Le champ se réduit. La riche bibliothèque centrale de la Seita, rue d'Orsay, déménage en 1995, et avec la naissance d'Altadis, à l'aube du nouveau millénaire, le Musée-Galerie ferme. Dans cette période on compte encore des expositions raffinées, mais elles s'adressent dorénavant aux amateurs.

En septembre 1994 jusqu'à février 1995 la Maison Delalande présente au Trianon de Bagatelle près de 350 objets liés au tabac, comprenant boites à priser, rapes, pipes, peintures, narguilés, publicités, briquets, boites à allumettes, coffrets à cigares, tabatières, tous recueillis dans le célèbre catalogue “La fleur du mal. Cinq siècles d'objets d'art autour du tabac, XVI-XX siècle”.

Fleur du mal



Un des derniers catalogues d'exposition à paraitre est le fruit tardif de Philip Morris Europe, qui le publie en Suisse en 2000 sous un titre semblable, qui sonne comme un bilan et une conclusion: “Cinq siècles d'art et de tabac”. Après la fermeture de plusieurs collections en Europe -BAT condamnera celles de Reemtsma à Hambourg et de Niemeyer à Groningen à la dispersion- le géant nord-américain se résout à exposer un bon choix de peintures, gravures (avec des Rembrandt et Daumier, entr'autres), pots à tabac de Delft, livres, tabatières et pipes, en soulignant que “ces objets d'art témoignent de l'héritage artistique de la plante de tabac, devenue une partie intégrante de l'histoire européenne”.

Cinq siècles d'art et de tabac



Ce sera désormais aux passionnés de faire vivre cet héritage autant qu'il est possible. Vivre, dis-je, ce qu'on fait au mieux par le fumage.

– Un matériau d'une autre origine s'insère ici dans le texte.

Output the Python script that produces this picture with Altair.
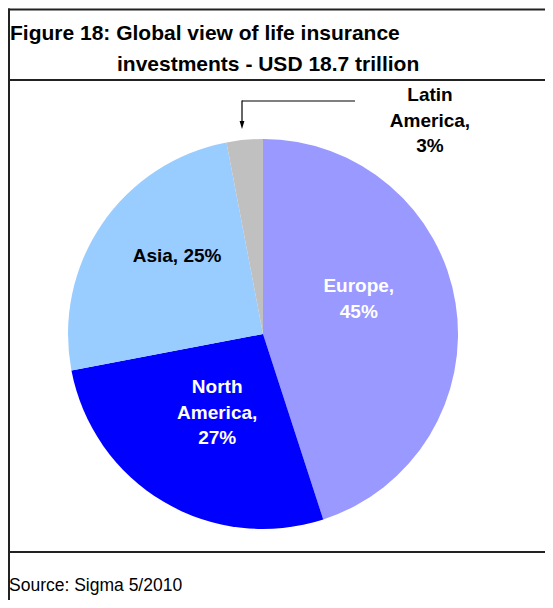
import altair as alt
import pandas as pd

# ---- data ----
regions = ["Europe", "North America", "Asia", "Latin America"]
shares = [45, 27, 25, 3]
labels = [["Europe,", "45%"], ["North", "America,", "27%"], ["Asia, 25%"], ["Latin", "America,", "3%"]]
colors = ["#9999FF", "#0000FF", "#99CCFF", "#C0C0C0"]
title_lines = ["Figure 18: Global view of life insurance", "investments - USD 18.7 trillion"]
source_text = ["Source: Sigma 5/2010"]

df = pd.DataFrame({"region": regions, "share": shares, "order": list(range(len(regions))), "label": labels})

W, H = 537, 592
CX, CY, R = 255, 326, 195
FONT = "Liberation Sans"

theta_scale = alt.Scale(domain=[0, 100])

base = alt.Chart(df)

pie = base.mark_arc(outerRadius=R, x=CX, y=CY, strokeWidth=0).encode(
    theta=alt.Theta("share:Q", stack=True, scale=theta_scale),
    color=alt.Color("region:N", scale=alt.Scale(domain=regions, range=colors), legend=None),
    order=alt.Order("order:Q"),
)

stacked = base.transform_stack(
    stack="share", groupby=[], as_=["s0", "s1"], sort=[alt.SortField("order")]
).transform_calculate(mid="(datum.s0 + datum.s1) / 2")


def slice_label(region, radius, dx, dy, color):
    return stacked.transform_filter(alt.datum.region == region).mark_text(
        x=CX, y=CY, radius=radius, dx=dx, dy=dy, font=FONT, fontSize=19, fontWeight="bold",
        color=color, lineHeight=25.5, align="center", baseline="middle",
    ).encode(
        theta=alt.Theta("mid:Q", stack=None, scale=theta_scale),
        text="label",
    )


lab_eu = slice_label("Europe", 100, -3, -32, "white")
lab_na = slice_label("North America", 90, 0, -24, "white")
lab_as = slice_label("Asia", 116, 10, -13, "black")

lab_la = base.transform_filter(alt.datum.region == "Latin America").mark_text(
    font=FONT, fontSize=19, fontWeight="bold", color="black", lineHeight=25.5,
    align="center", baseline="middle",
).encode(x=alt.value(422), y=alt.value(87), text="label")

# leader arrow for Latin America
one = pd.DataFrame({"a": [0]})
arrow_h = alt.Chart(one).mark_rect(color="black").encode(
    x=alt.value(234), x2=alt.value(347), y=alt.value(92.4), y2=alt.value(93.6))
arrow_v = alt.Chart(one).mark_rect(color="black").encode(
    x=alt.value(233.4), x2=alt.value(234.6), y=alt.value(92.4), y2=alt.value(115))
arrow_head = alt.Chart(one).mark_point(
    shape="M-0.6,-1L0.6,-1L0,1Z", filled=True, color="black", size=64, opacity=1, strokeWidth=0
).encode(x=alt.value(234), y=alt.value(117))

# frame lines drawn as thin filled rectangles
def hband(y):
    return alt.Chart(one).mark_rect(color="#222222").encode(
        x=alt.value(0), x2=alt.value(W), y=alt.value(y - 1), y2=alt.value(y + 1))

top_line = hband(1.5)
mid_line = hband(72)
bot_line = hband(544)
left_line = alt.Chart(one).mark_rect(color="#222222").encode(
    x=alt.value(0), x2=alt.value(2), y=alt.value(0.5), y2=alt.value(H))

t1 = alt.Chart(pd.DataFrame({"t": [title_lines[0]]})).mark_text(
    font=FONT, fontSize=21, fontWeight="bold", align="left", baseline="middle", color="black"
).encode(x=alt.value(2), y=alt.value(26), text="t")
t2 = alt.Chart(pd.DataFrame({"t": [title_lines[1]]})).mark_text(
    font=FONT, fontSize=21, fontWeight="bold", align="left", baseline="middle", color="black"
).encode(x=alt.value(109), y=alt.value(57), text="t")
src = alt.Chart(pd.DataFrame({"t": source_text})).mark_text(
    font=FONT, fontSize=17.5, align="left", baseline="middle", color="black"
).encode(x=alt.value(1), y=alt.value(578), text="t")

chart = alt.layer(
    pie, lab_eu, lab_na, lab_as, lab_la, arrow_h, arrow_v, arrow_head,
    top_line, mid_line, bot_line, left_line, t1, t2, src,
).properties(
    width=W, height=H, padding=0, autosize=alt.AutoSizeParams(type="none"), background="white"
).configure_view(strokeWidth=0, strokeOpacity=0)

chart.save("out.html", embed_options={"renderer": "svg", "actions": False})
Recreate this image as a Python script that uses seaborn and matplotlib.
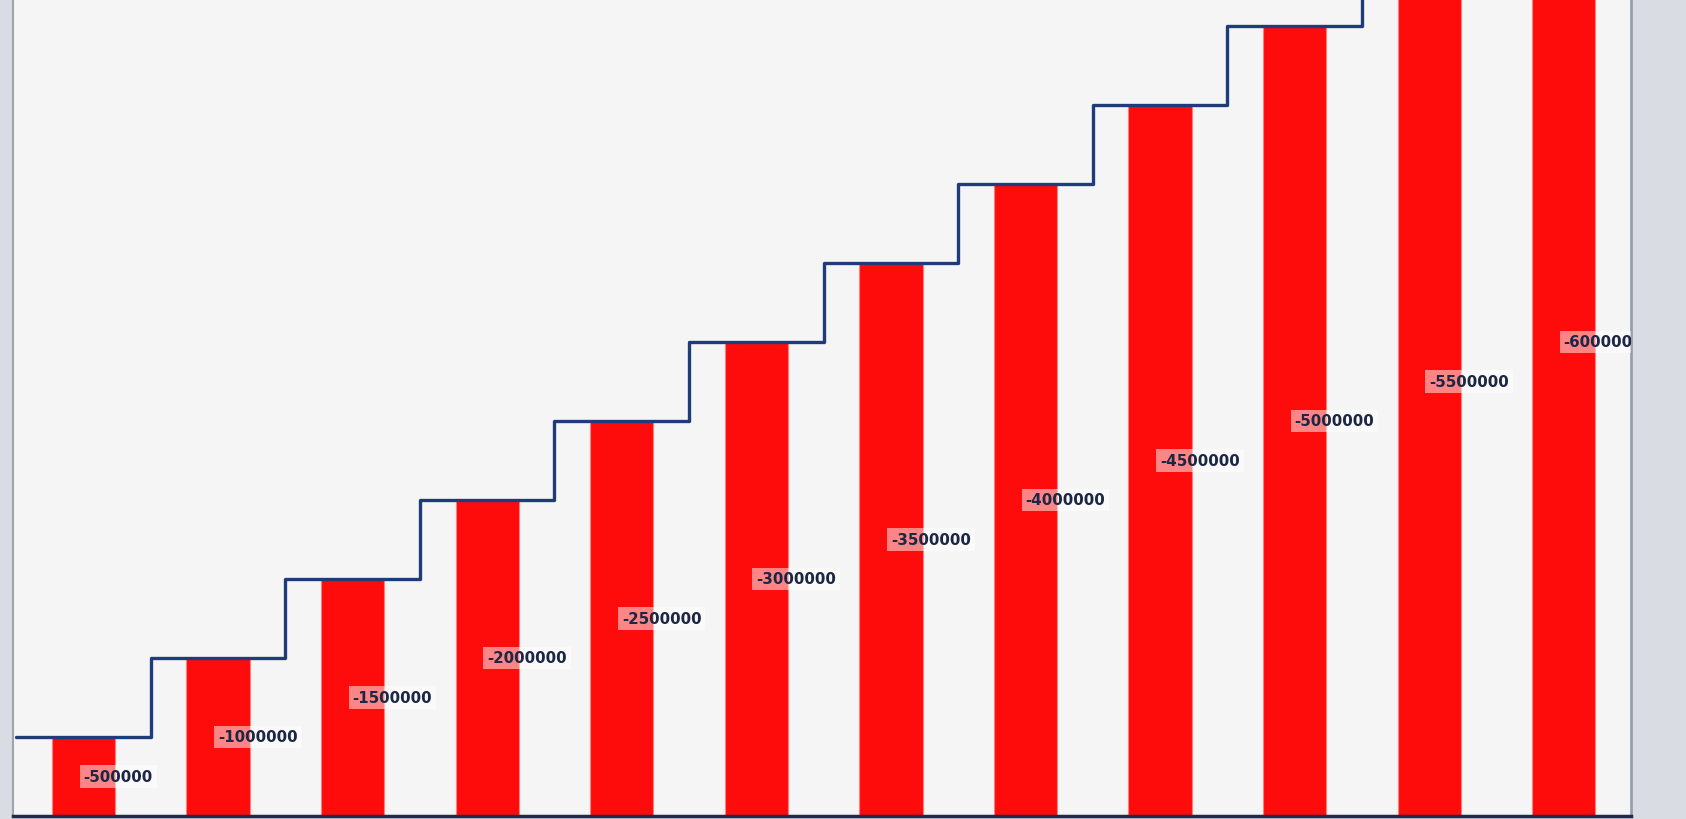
import numpy as np
import pandas as pd
import seaborn as sns
import matplotlib.pyplot as plt

# Datos
categorias = [str(i) for i in range(1, 13)]
valores = [-500000, -1000000, -1500000, -2000000, -2500000, -3000000,
           -3500000, -4000000, -4500000, -5000000, -5500000, -6000000]

df = pd.DataFrame({"Categoria": categorias, "Valor": valores})

sns.set_theme(style="white")
plt.rcParams["font.family"] = ["DejaVu Sans"]

fig = plt.figure(figsize=(16.86, 8.2), dpi=100, facecolor="#d9dce2")
ax = fig.add_axes([13 / 1686, 3 / 820, 1618 / 1686, 817 / 820])
ax.set_facecolor("#f5f5f5")

# Barras
sns.barplot(data=df, x="Categoria", y="Valor", color="#fe0c0c", saturation=1,
            width=0.47, edgecolor="#ff8080", linewidth=0.8, ax=ax)

# Linea escalonada sobre las barras
bordes = np.arange(len(valores) + 1) - 0.5
ax.step(bordes, valores + [valores[-1]], where="post",
        color="#1f3b7a", linewidth=2.4, zorder=3)

# Etiquetas en el centro de cada barra
for i, v in enumerate(valores):
    ax.text(i, v / 2, f"{v}", ha="left", va="center", fontsize=10.8,
            fontweight="bold", color="#1c2745", clip_on=True, zorder=4,
            bbox=dict(facecolor="white", alpha=0.5, edgecolor="none", pad=2.8))

ax.set_xlim(-0.524, 11.5)
ax.set_ylim(0, -5170000)
ax.set(xlabel=None, ylabel=None)
ax.set_yticks([])
ax.set_xticks(bordes)
ax.set_xticklabels([])
ax.tick_params(axis="x", length=4, width=1.2, color="#1f2a4a", direction="out")

ax.spines["top"].set_visible(False)
ax.spines["left"].set_color("#a0a4ad")
ax.spines["left"].set_linewidth(1.5)
ax.spines["right"].set_color("#9a9ea8")
ax.spines["right"].set_linewidth(2)
ax.spines["bottom"].set_color("#1f2a4a")
ax.spines["bottom"].set_linewidth(2.5)

plt.savefig("out.png", dpi=100, facecolor=fig.get_facecolor())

Vers ce temps-là, les groupes qui se lancent sur le réseau, tels que FdP, deviennent, dans le sens indiqué par Pierre Nora et son équipe d'historiens (1982-1994), des nouveaux lieux de mémoire, où le plaisir, l'art et l'écriture associés au tabac sont partagés par les membres, sans pour autant renoncer à donner un apport de connaissance et de style au public non prévenu, et par là meme, à la vie collective.